Tuntutan Juliari Dinilai Ringan, Harapan Bertumpu pada Hakim
Bekas Mensos Juliari Batubara dinilai layak dijatuhi hukuman berat. Ia ditengarai menerima suap dari pengadaan bantuan bagi masyarakat kecil. Ditambah lagi, hal itu dilakukan di tengah krisis akibat pandemi Covid-19.
Oleh
PRAYOGI DWI SULISTYO
·2 menit baca
JAKARTA, KOMPAS — Tuntutan 11 tahun penjara yang dijatuhkan jaksa penuntut umum Komisi Pemberantasan Korupsi terhadap bekas Menteri Sosial Juliari Peter Batubara dinilai belum maksimal. Kini, harapan digantungkan pada majelis hakim untuk menjatuhkan hukuman berat bagi Juliari.
Guru Besar Hukum Pidana Universitas Jenderal Soedirman, Purwokerto, Hibnu Nugroho berharap hakim yang menyidangkan perkara korupsi bantuan sosial dengan terdakwa Juliari bersikap progresif.
”Paling tidak, hakim memutuskan melebihi apa yang dituntutkan. Kalau 11 (tuntutannya), ya, paling tidak seperti yang ditentukan dalam undang-undang, 15 tahun,” kata Hibnu saat dihubungi di Jakarta, Kamis (29/7/2021).
Ia menegaskan, putusan berat tersebut bisa mengurangi keprihatinan masyarakat terhadap penegak hukum. Sebab, sebelum kasus Juliari, ada kasus Joko Tjandra dan bekas jaksa Pinangki Sirna Malasari, yang dihukum ringan. Joko merupakan buronan kasus hak tagih utang Bank Bali. Dalam perkara ini, Pinangki merupakan jaksa yang telah dipidana terbukti merancang pengurusan fatwa bebas Mahkamah Agung agar Joko Tjandra tidak dieksekusi.

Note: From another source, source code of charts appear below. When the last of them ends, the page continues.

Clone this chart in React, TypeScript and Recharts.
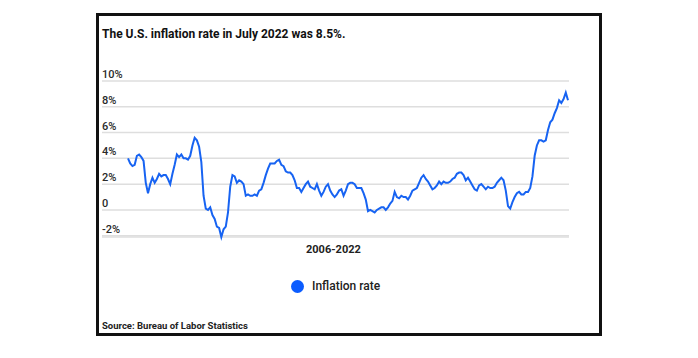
import React from 'react';
import { LineChart, Line, XAxis, YAxis, CartesianGrid } from 'recharts';

const years = [2006, 2007, 2008, 2009, 2010, 2011, 2012, 2013, 2014, 2015, 2016, 2017, 2018, 2019, 2020, 2021, 2022];
const months = ['01', '02', '03', '04', '05', '06', '07', '08', '09', '10', '11', '12'];
const inflationRate = [
  4.0, 3.6, 3.4, 3.5, 4.2, 4.3, 4.1, 3.8, 2.1, 1.3, 2.0, 2.5,
  2.1, 2.4, 2.8, 2.6, 2.7, 2.7, 2.4, 2.0, 2.8, 3.5, 4.3, 4.1,
  4.3, 4.0, 4.0, 3.9, 4.2, 5.0, 5.6, 5.4, 4.9, 3.7, 1.1, 0.1,
  0.0, 0.2, -0.4, -0.7, -1.3, -1.4, -2.1, -1.5, -1.3, -0.2, 1.8, 2.7,
  2.6, 2.1, 2.3, 2.2, 2.0, 1.1, 1.2, 1.1, 1.1, 1.2, 1.1, 1.5,
  1.6, 2.1, 2.7, 3.2, 3.6, 3.6, 3.6, 3.8, 3.9, 3.5, 3.4, 3.0,
  2.9, 2.9, 2.7, 2.3, 1.7, 1.7, 1.4, 1.7, 2.0, 2.2, 1.8, 1.7,
  1.6, 2.0, 1.5, 1.1, 1.4, 1.8, 2.0, 1.5, 1.2, 1.0, 1.2, 1.5,
  1.6, 1.1, 1.5, 2.0, 2.1, 2.1, 2.0, 1.7, 1.7, 1.7, 1.3, 0.8,
  -0.1, 0.0, -0.1, -0.2, 0.0, 0.1, 0.2, 0.2, 0.0, 0.2, 0.5, 0.7,
  1.4, 1.0, 0.9, 1.1, 1.0, 1.0, 0.8, 1.1, 1.5, 1.6, 1.7, 2.1,
  2.5, 2.7, 2.4, 2.2, 1.9, 1.6, 1.7, 1.9, 2.2, 2.0, 2.2, 2.1,
  2.1, 2.2, 2.4, 2.5, 2.8, 2.9, 2.9, 2.7, 2.3, 2.5, 2.2, 1.9,
  1.6, 1.5, 1.9, 2.0, 1.8, 1.6, 1.8, 1.7, 1.7, 1.8, 2.1, 2.3,
  2.5, 2.3, 1.5, 0.3, 0.1, 0.6, 1.0, 1.3, 1.4, 1.2, 1.2, 1.4,
  1.4, 1.7, 2.6, 4.2, 5.0, 5.4, 5.4, 5.3, 5.4, 6.2, 6.8, 7.0,
  7.5, 7.9, 8.5, 8.3, 8.6, 9.1, 8.5,
];
const yTicks = [-2, 0, 2, 4, 6, 8, 10];
const yTickLabels = ['-2%', '0', '2%', '4%', '6%', '8%', '10%'];

const categories: string[] = [];
years.forEach((y) => months.forEach((m) => categories.push(`${y}-${m}`)));
const data = inflationRate.map((v, i) => ({ month: categories[i], rate: v }));

const FONT = 'Roboto, "Noto Sans", Arial, sans-serif';
const LINE_COLOR = '#1763f2';
const PLOT_LEFT = 102;

const renderYTick = (props: any) => {
  const { y, payload } = props;
  const idx = yTicks.indexOf(payload.value);
  return (
    <text key={`t${payload.value}`} x={PLOT_LEFT} y={y - 3} textAnchor="start" fontFamily={FONT} fontSize={11} fontWeight={500} fill="#2a2a2a">
      {yTickLabels[idx]}
    </text>
  );
};

export default function App() {
  return (
    <div style={{ position: 'absolute', left: 0, top: 0, width: 698, height: 358, background: '#fff', fontFamily: FONT }}>
      <div style={{ position: 'absolute', left: 96, top: 13, width: 500, height: 317, border: '3px solid #111' }} />
      <div style={{ position: 'absolute', left: 0, top: 0 }}>
        <LineChart width={698} height={358} data={data} margin={{ top: 81, right: 129, bottom: 121, left: PLOT_LEFT - 2 }}>
          <CartesianGrid vertical={false} stroke="#dedede" strokeWidth={1.5} />
          <XAxis dataKey="month" hide padding={{ left: 26, right: 1 }} />
          <YAxis
            domain={[-2, 10]}
            ticks={yTicks}
            width={2}
            axisLine={false}
            tickLine={false}
            tick={renderYTick}
            interval={0}
          />
          <Line type="linear" dataKey="rate" stroke={LINE_COLOR} strokeWidth={2} dot={false} isAnimationActive={false} />
        </LineChart>
      </div>
      <div style={{ position: 'absolute', left: 102, top: 27, fontSize: 12, fontWeight: 700, color: '#111', whiteSpace: 'nowrap' }}>
        The U.S. inflation rate in July 2022 was 8.5%.
      </div>
      <div style={{ position: 'absolute', left: 306, top: 243, fontSize: 11, fontWeight: 700, color: '#222', whiteSpace: 'nowrap' }}>
        2006-2022
      </div>
      <div style={{ position: 'absolute', left: 291, top: 280, width: 13, height: 13, borderRadius: '50%', background: '#0b5cff' }} />
      <div style={{ position: 'absolute', left: 312, top: 279, fontSize: 12, fontWeight: 500, color: '#222', whiteSpace: 'nowrap' }}>
        Inflation rate
      </div>
      <div style={{ position: 'absolute', left: 102, top: 320, fontSize: 9.5, fontWeight: 700, color: '#222', whiteSpace: 'nowrap' }}>
        Source: Bureau of Labor Statistics
      </div>
    </div>
  );
}
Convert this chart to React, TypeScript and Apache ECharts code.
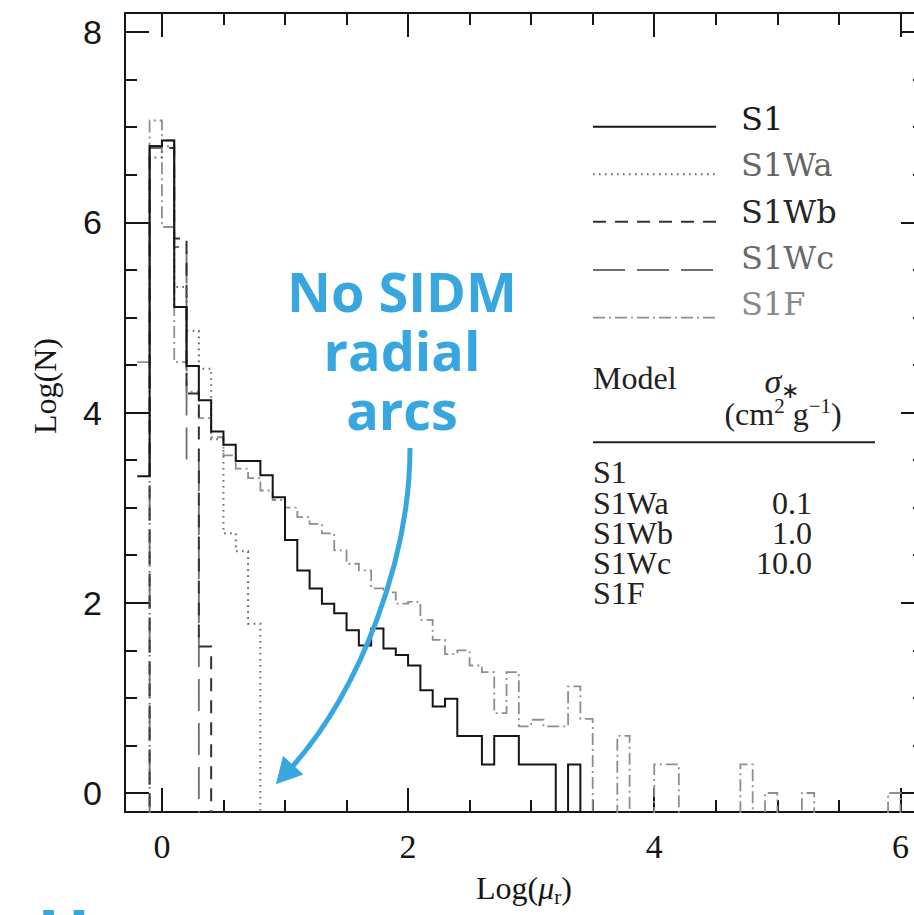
import React, { useEffect, useRef } from 'react';
import * as echarts from 'echarts';

// ---------- data (log10 counts per bin of width 0.1 in Log(mu_r); null = empty bin) ----------
const BIN_WIDTH = 0.1;

const S1_START = -0.2;
const S1 = [3.33, 6.80, 6.86, 5.11, 4.49, 4.13, 3.80, 3.66, 3.49, 3.49, 3.34, 3.11, 2.66, 2.34, 2.15, 1.99,
  1.89, 1.71, 1.55, 1.73, 1.52, 1.45, 1.34, 1.08, 0.91, 0.99, 0.60, 0.60, 0.30, 0.60, 0.60, 0.30, 0.30, 0.30,
  null, 0.30];

const S1WA_START = -0.1;
const S1WA = [6.68, 6.80, 5.32, 4.86, 4.46, 3.72, 2.73, 2.54, 1.78];

const S1WB_START = -0.1;
const S1WB = [6.80, 6.78, 5.83, 4.20, 1.54];

const S1WC_START = -0.1;
const S1WC = [6.78, 6.86, 5.74, 3.50];

const S1F_START = -0.2;
const S1F = [4.53, 7.07, 5.95, 4.53, 4.22, 3.94, 3.74, 3.55, 3.41, 3.31, 3.18, 3.08, 3.00, 2.90, 2.83, 2.73,
  2.55, 2.41, 2.34, 2.15, 2.11, 1.99, 2.01, 1.82, 1.61, 1.46, 1.50, 1.34, 1.27, 0.84, 1.27, 0.70, 0.77, 0.70,
  0.70, 1.12, 0.78, null, null, 0.60, null, null, 0.30, 0.30, null, null, null, null, null, 0.30, null, 0.00,
  null, null, 0.00, null, null, null, null, null, null, 0.00];

const X_MAJOR = [0, 2, 4, 6];
const X_MINOR = [0, 0.5, 1, 1.5, 2, 2.5, 3, 3.5, 4, 4.5, 5, 5.5, 6];
const Y_MAJOR = [0, 2, 4, 6, 8];
const Y_MINOR = [0, 0.5, 1, 1.5, 2, 2.5, 3, 3.5, 4, 4.5, 5, 5.5, 6, 6.5, 7, 7.5, 8];

const X_MIN = -0.3;
const X_MAX = 6.2;
const Y_MIN = -0.2;
const Y_MAX = 8.2;

const TABLE_MODELS = ['S1', 'S1Wa', 'S1Wb', 'S1Wc', 'S1F'];
const TABLE_SIGMA = ['', '0.1', '1.0', '10.0', ''];

const ANNOTATION = ['No SIDM', 'radial', 'arcs'];

// ---------- helpers ----------
const FLOOR = -5; // empty bins fall below the visible axis range

function stepPoints(start: number, vals: (number | null)[], riseFromFloor: boolean) {
  const pts: [number, number][] = [];
  if (riseFromFloor) pts.push([start, FLOOR]);
  vals.forEach((v, i) => {
    const y = v === null ? FLOOR : v;
    const x0 = +(start + i * BIN_WIDTH).toFixed(4);
    const x1 = +(start + (i + 1) * BIN_WIDTH).toFixed(4);
    pts.push([x0, y], [x1, y]);
  });
  const end = +(start + vals.length * BIN_WIDTH).toFixed(4);
  pts.push([end, FLOOR]);
  return pts;
}

const HIST = [
  { name: 'S1F', start: S1F_START, values: S1F, rise: false, color: '#8e8e8e', width: 1.8, dash: [12, 4, 2, 4] as any, legendText: '#8a8a8a' },
  { name: 'S1Wc', start: S1WC_START, values: S1WC, rise: true, color: '#6e6e6e', width: 1.8, dash: [32, 12] as any, legendText: '#6a6a6a' },
  { name: 'S1Wb', start: S1WB_START, values: S1WB, rise: true, color: '#333333', width: 2, dash: [13, 9] as any, legendText: '#262626' },
  { name: 'S1Wa', start: S1WA_START, values: S1WA, rise: true, color: '#666666', width: 2, dash: [1.6, 4.4] as any, legendText: '#666666' },
  { name: 'S1', start: S1_START, values: S1, rise: false, color: '#151515', width: 2, dash: 'solid' as any, legendText: '#1a1a1a' },
];

const AXIS_COLOR = '#151515';
const BLUE = '#39a7df';

function makeAxis(min: number, max: number, position: string, ticks: number[], len: number, showLine: boolean, label: any) {
  return {
    type: 'value',
    min,
    max,
    position,
    splitLine: { show: false },
    axisLine: { show: showLine, onZero: false, lineStyle: { color: AXIS_COLOR, width: 2 } },
    axisTick: { show: true, inside: true, length: len, customValues: ticks, lineStyle: { color: AXIS_COLOR, width: 2 } },
    axisLabel: label ? { show: true, customValues: ticks, ...label } : { show: false },
  };
}

function buildOption() {
  const series = HIST.map((h) => ({
    name: h.name,
    type: 'line',
    xAxisIndex: 0,
    yAxisIndex: 0,
    showSymbol: false,
    symbol: 'none',
    clip: true,
    lineStyle: { color: h.color, width: h.width, type: h.dash, cap: 'butt', join: 'miter' },
    data: stepPoints(h.start, h.values, h.rise),
  }));

  const legendOrder = ['S1', 'S1Wa', 'S1Wb', 'S1Wc', 'S1F'];
  const legendLineY = [126.7, 174.3, 221.7, 270, 317.7];
  const legendTextY = [118.5, 165, 211.7, 258.3, 303.5];
  const graphics: any[] = [];
  legendOrder.forEach((nm, i) => {
    const h = HIST.find((s) => s.name === nm)!;
    graphics.push({
      type: 'line',
      shape: { x1: 593, y1: legendLineY[i], x2: 716, y2: legendLineY[i] },
      style: { stroke: h.color, lineWidth: h.width, lineDash: Array.isArray(h.dash) ? h.dash : null },
    });
    graphics.push({
      type: 'text',
      x: 741,
      y: legendTextY[i],
      style: { text: nm, fill: h.legendText, fontSize: 32, fontFamily: 'DejaVu Serif', align: 'left', verticalAlign: 'middle' },
    });
  });

  // table
  const serif = 'Liberation Serif';
  graphics.push({
    type: 'text', x: 593, y: 378,
    style: { text: 'Model', fill: '#222', fontSize: 32, fontFamily: serif, align: 'left', verticalAlign: 'middle' },
  });
  graphics.push({
    type: 'text', x: 782, y: 381,
    style: {
      text: '{s|σ}{b|∗}', align: 'center', verticalAlign: 'middle',
      rich: {
        s: { fontSize: 34, fontFamily: serif, fontStyle: 'italic', fill: '#222', lineHeight: 40, verticalAlign: 'middle' },
        b: { fontSize: 22, fontFamily: serif, fill: '#222', lineHeight: 20, verticalAlign: 'bottom' },
      },
    },
  });
  graphics.push({
    type: 'text', x: 783, y: 414,
    style: {
      text: '{p|(cm}{u|2}{p| g}{u|−1}{p|)}', align: 'center', verticalAlign: 'middle',
      rich: {
        p: { fontSize: 32, fontFamily: serif, fill: '#222', lineHeight: 38, verticalAlign: 'middle' },
        u: { fontSize: 21, fontFamily: serif, fill: '#222', lineHeight: 22, verticalAlign: 'top' },
      },
    },
  });
  graphics.push({
    type: 'line', shape: { x1: 593, y1: 442.3, x2: 875, y2: 442.3 },
    style: { stroke: '#222', lineWidth: 2 },
  });
  const rowY = [471.7, 502.5, 532.8, 563, 593.2];
  TABLE_MODELS.forEach((m, i) => {
    graphics.push({
      type: 'text', x: 593, y: rowY[i],
      style: { text: m, fill: '#222', fontSize: 32, fontFamily: serif, align: 'left', verticalAlign: 'middle' },
    });
    if (TABLE_SIGMA[i]) {
      graphics.push({
        type: 'text', x: 812, y: rowY[i],
        style: { text: TABLE_SIGMA[i], fill: '#222', fontSize: 32, fontFamily: serif, align: 'right', verticalAlign: 'middle' },
      });
    }
  });

  // axis titles
  graphics.push({
    type: 'text', x: 524, y: 888,
    style: {
      text: '{a|Log(}{m|μ}{s|r}{a|)}', align: 'center', verticalAlign: 'middle',
      rich: {
        a: { fontSize: 32, fontFamily: serif, fill: '#151515', lineHeight: 38, verticalAlign: 'middle' },
        m: { fontSize: 32, fontFamily: serif, fontStyle: 'italic', fill: '#151515', lineHeight: 38, verticalAlign: 'middle' },
        s: { fontSize: 21, fontFamily: serif, fill: '#151515', lineHeight: 18, verticalAlign: 'bottom' },
      },
    },
  });
  graphics.push({
    type: 'text', x: 45, y: 386, rotation: Math.PI / 2,
    style: { text: 'Log(N)', fill: '#151515', fontSize: 32, fontFamily: serif, align: 'center', verticalAlign: 'middle' },
  });

  // annotation
  const annY = [291, 350, 409];
  ANNOTATION.forEach((t, i) => {
    graphics.push({
      type: 'text', x: 402, y: annY[i], z: 100,
      style: { text: t, fill: BLUE, fontSize: 54, fontFamily: 'Open Sans', fontWeight: 'bold', align: 'center', verticalAlign: 'middle' },
    });
  });
  graphics.push({
    type: 'bezierCurve', z: 100,
    shape: { x1: 410, y1: 448, cpx1: 410, cpy1: 560, cpx2: 360, cpy2: 690, x2: 292, y2: 767 },
    style: { stroke: BLUE, lineWidth: 5, fill: null },
  });
  graphics.push({
    type: 'polygon', z: 100,
    shape: { points: [[276.5, 783.5], [283.4, 756.7], [302.6, 774.3]] },
    style: { fill: BLUE, stroke: BLUE, lineWidth: 1 },
  });
  // partially visible blue heading at the bottom-left edge
  graphics.push({
    type: 'text', x: 37, y: 898, z: 100,
    style: { text: 'H', fill: BLUE, fontSize: 70, fontFamily: 'Open Sans', fontWeight: 'bold', align: 'left', verticalAlign: 'top' },
  });

  const labelX = { margin: 17, fontSize: 34, fontFamily: 'Liberation Serif', color: '#151515' };
  const labelY = { margin: 23, fontSize: 34, fontFamily: 'Liberation Sans', color: '#151515' };

  return {
    animation: false,
    backgroundColor: '#ffffff',
    grid: { left: 125, top: 13, width: 800, height: 799, containLabel: false, outerBoundsMode: 'none' },
    xAxis: [
      makeAxis(X_MIN, X_MAX, 'bottom', X_MAJOR, 24, true, labelX),
      makeAxis(X_MIN, X_MAX, 'bottom', X_MINOR, 12, false, null),
      makeAxis(X_MIN, X_MAX, 'top', X_MAJOR, 24, true, null),
      makeAxis(X_MIN, X_MAX, 'top', X_MINOR, 12, false, null),
    ],
    yAxis: [
      makeAxis(Y_MIN, Y_MAX, 'left', Y_MAJOR, 24, true, labelY),
      makeAxis(Y_MIN, Y_MAX, 'left', Y_MINOR, 12, false, null),
      makeAxis(Y_MIN, Y_MAX, 'right', Y_MAJOR, 24, true, null),
      makeAxis(Y_MIN, Y_MAX, 'right', Y_MINOR, 12, false, null),
    ],
    series,
    graphic: graphics,
  };
}

export default function App() {
  const ref = useRef<HTMLDivElement>(null);
  useEffect(() => {
    if (!ref.current) return;
    const chart = echarts.init(ref.current, null, { renderer: 'svg' });
    chart.setOption(buildOption() as any);
    return () => {
      chart.dispose();
    };
  }, []);
  return (
    <div
      ref={ref}
      style={{ position: 'fixed', left: 0, top: 0, width: 940, height: 915, background: '#ffffff' }}
    />
  );
}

Hibnu mengatakan, hukuman ringan tersebut telah mengusik rasa keadilan. Sebab, masyarakat memiliki harapan yang besar terhadap penegak hukum dalam pemberantasan korupsi.
Menurut Hibnu, Juliari layak dihukum berat karena dia diduga korupsi saat menjabat Menteri Sosial dan perbuatan korupsinya dilakukan di tengah situasi pandemi Covid-19. Korupsi yang diduga dilakukan Juliari juga berkaitan dengan bantuan untuk masyarakat kecil. Ia menegaskan, seharusnya jaksa penuntut umum dalam menuntut mempertimbangkan apa yang memperberat hukuman Juliari.
Mengacu fakta persidangan
Pelaksana Tugas Juru Bicara KPK Ali Fikri mengatakan, penuntutan terhadap terdakwa Juliari berdasarkan fakta-fakta hasil persidangan, bukan berlandaskan pada opini, keinginan, ataupun desakan pihak mana pun.
Selain itu, pertimbangan alasan memberatkan dan meringankan juga menjadi dasar dalam menuntut pidana penjara, uang pengganti, denda, dan pencabutan hak politik. Ia menegaskan, dalam perkara ini terdakwa dituntut terkait pasal suap, bukan Pasal 2 Ayat (2) Undang-Undang Nomor 31 Tahun 1999 tentang Pemberantasan Tindak Pidana Korupsi (Tipikor), di mana pelaku dapat dijatuhi hukuman mati.
”Penerapan pasal tentu karena berdasarkan fakta-fakta yang diperoleh dari hasil penyidikan. Sebagai pemberatan tuntutan, jaksa dalam perkara ini juga menuntut uang pengganti yang dapat diganti hukuman penjara bila tidak dibayarkan,” kata Ali.
Ia menyampaikan, dalam beberapa perkara tindak pidana korupsi, uang pengganti dibebankan kepada terdakwa dalam perkara yang berhubungan dengan penerapan Pasal 2 atau 3 UU Tipikor, yaitu berhubungan dengan kerugian negara.
Ali mengatakan, jaksa KPK memiliki dasar hukum kuat dalam menuntut uang pengganti terhadap terdakwa Juliari. KPK berharap majelis hakim akan mengabulkan seluruh tuntutan tim jaksa penuntut umum.